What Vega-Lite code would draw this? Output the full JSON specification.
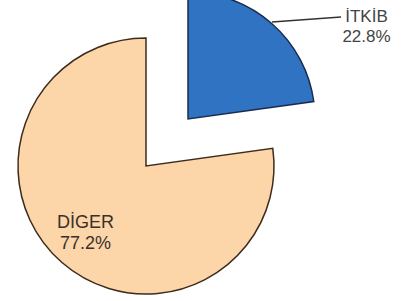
{
  "$schema": "https://vega.github.io/schema/vega-lite/v6.json",
  "width": 292,
  "height": 332,
  "autosize": {"type": "none"},
  "padding": {"left": 0, "top": 0, "right": 121, "bottom": 0},
  "background": "white",
  "config": {"view": {"stroke": null}},
  "data": {"values": [
    {"name": "İTKİB", "value": 22.8},
    {"name": "DİGER", "value": 77.2}
  ]},
  "transform": [
    {"stack": "value", "groupby": [], "as": ["v0", "v1"], "sort": [{"field": "name", "order": "descending"}]},
    {"calculate": "(datum.v0 + datum.v1) / 2", "as": "mid"},
    {"calculate": "datum.name + '\\n' + format(datum.value, '.1f') + '%'", "as": "label"}
  ],
  "layer": [
    {
      "transform": [{"filter": "datum.name == 'DİGER'"}],
      "mark": {"type": "arc", "radius": 128, "fill": "#FCD5A9", "stroke": "#3d2c1c", "strokeWidth": 1.5},
      "encoding": {
        "theta": {"field": "v0", "type": "quantitative", "scale": {"domain": [0, 100]}},
        "theta2": {"field": "v1"}
      }
    },
    {
      "transform": [{"filter": "datum.name == 'İTKİB'"}],
      "mark": {"type": "arc", "radius": 127, "fill": "#2F73C2", "stroke": "#1c2c50", "strokeWidth": 1.5, "xOffset": 42, "yOffset": -47},
      "encoding": {
        "theta": {"field": "v0", "type": "quantitative", "scale": {"domain": [0, 100]}},
        "theta2": {"field": "v1"}
      }
    },
    {
      "transform": [{"filter": "datum.name == 'İTKİB'"}],
      "mark": {"type": "rule", "stroke": "#333333", "strokeWidth": 1.5},
      "encoding": {
        "x": {"value": 272},
        "y": {"value": 22},
        "x2": {"value": 341},
        "y2": {"value": 17}
      }
    },
    {
      "transform": [{"filter": "datum.name == 'DİGER'"}],
      "mark": {"type": "text", "radius": 89, "xOffset": -2, "yOffset": -10, "font": "Liberation Sans", "fontSize": 18, "lineHeight": 21, "lineBreak": "\n", "align": "center", "baseline": "middle", "fill": "#3a3028"},
      "encoding": {
        "theta": {"field": "mid", "type": "quantitative", "scale": {"domain": [0, 100]}},
        "text": {"field": "label"}
      }
    },
    {
      "transform": [{"filter": "datum.name == 'İTKİB'"}],
      "mark": {"type": "text", "radius": 150, "xOffset": 122, "yOffset": -36, "font": "Liberation Sans", "fontSize": 17, "lineHeight": 20, "lineBreak": "\n", "align": "center", "baseline": "middle", "fill": "#444444"},
      "encoding": {
        "theta": {"field": "mid", "type": "quantitative", "scale": {"domain": [0, 100]}},
        "text": {"field": "label"}
      }
    }
  ]
}
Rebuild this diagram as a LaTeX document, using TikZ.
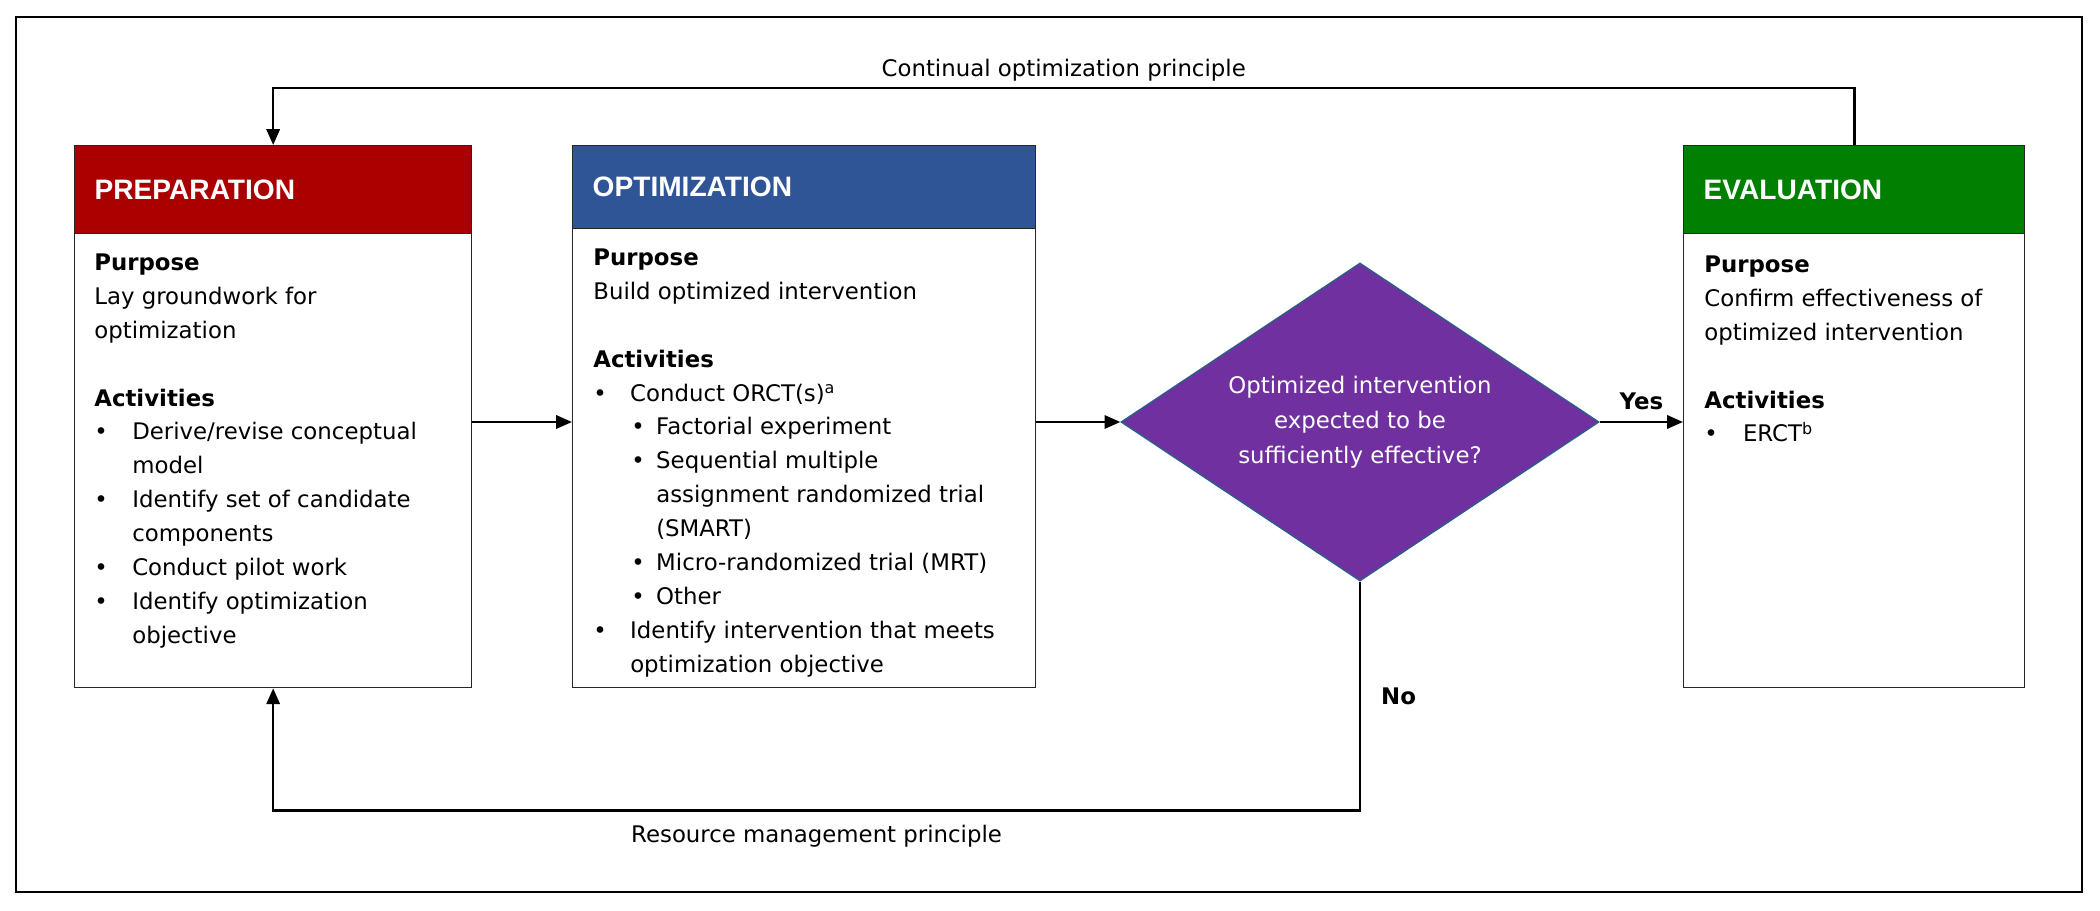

Work to complete >> The records above should be reproduced exactly, with no pictures included.

Solved problem >>
What Vega-Lite code would draw this? Output the full JSON specification.
{
  "$schema": "https://vega.github.io/schema/vega-lite/v6.json",
  "width": 292,
  "height": 332,
  "autosize": {"type": "none"},
  "padding": {"left": 0, "top": 0, "right": 121, "bottom": 0},
  "background": "white",
  "config": {"view": {"stroke": null}},
  "data": {"values": [
    {"name": "İTKİB", "value": 22.8},
    {"name": "DİGER", "value": 77.2}
  ]},
  "transform": [
    {"stack": "value", "groupby": [], "as": ["v0", "v1"], "sort": [{"field": "name", "order": "descending"}]},
    {"calculate": "(datum.v0 + datum.v1) / 2", "as": "mid"},
    {"calculate": "datum.name + '\\n' + format(datum.value, '.1f') + '%'", "as": "label"}
  ],
  "layer": [
    {
      "transform": [{"filter": "datum.name == 'DİGER'"}],
      "mark": {"type": "arc", "radius": 128, "fill": "#FCD5A9", "stroke": "#3d2c1c", "strokeWidth": 1.5},
      "encoding": {
        "theta": {"field": "v0", "type": "quantitative", "scale": {"domain": [0, 100]}},
        "theta2": {"field": "v1"}
      }
    },
    {
      "transform": [{"filter": "datum.name == 'İTKİB'"}],
      "mark": {"type": "arc", "radius": 127, "fill": "#2F73C2", "stroke": "#1c2c50", "strokeWidth": 1.5, "xOffset": 42, "yOffset": -47},
      "encoding": {
        "theta": {"field": "v0", "type": "quantitative", "scale": {"domain": [0, 100]}},
        "theta2": {"field": "v1"}
      }
    },
    {
      "transform": [{"filter": "datum.name == 'İTKİB'"}],
      "mark": {"type": "rule", "stroke": "#333333", "strokeWidth": 1.5},
      "encoding": {
        "x": {"value": 272},
        "y": {"value": 22},
        "x2": {"value": 341},
        "y2": {"value": 17}
      }
    },
    {
      "transform": [{"filter": "datum.name == 'DİGER'"}],
      "mark": {"type": "text", "radius": 89, "xOffset": -2, "yOffset": -10, "font": "Liberation Sans", "fontSize": 18, "lineHeight": 21, "lineBreak": "\n", "align": "center", "baseline": "middle", "fill": "#3a3028"},
      "encoding": {
        "theta": {"field": "mid", "type": "quantitative", "scale": {"domain": [0, 100]}},
        "text": {"field": "label"}
      }
    },
    {
      "transform": [{"filter": "datum.name == 'İTKİB'"}],
      "mark": {"type": "text", "radius": 150, "xOffset": 122, "yOffset": -36, "font": "Liberation Sans", "fontSize": 17, "lineHeight": 20, "lineBreak": "\n", "align": "center", "baseline": "middle", "fill": "#444444"},
      "encoding": {
        "theta": {"field": "mid", "type": "quantitative", "scale": {"domain": [0, 100]}},
        "text": {"field": "label"}
      }
    }
  ]
}
Rebuild this diagram as a LaTeX document, using TikZ.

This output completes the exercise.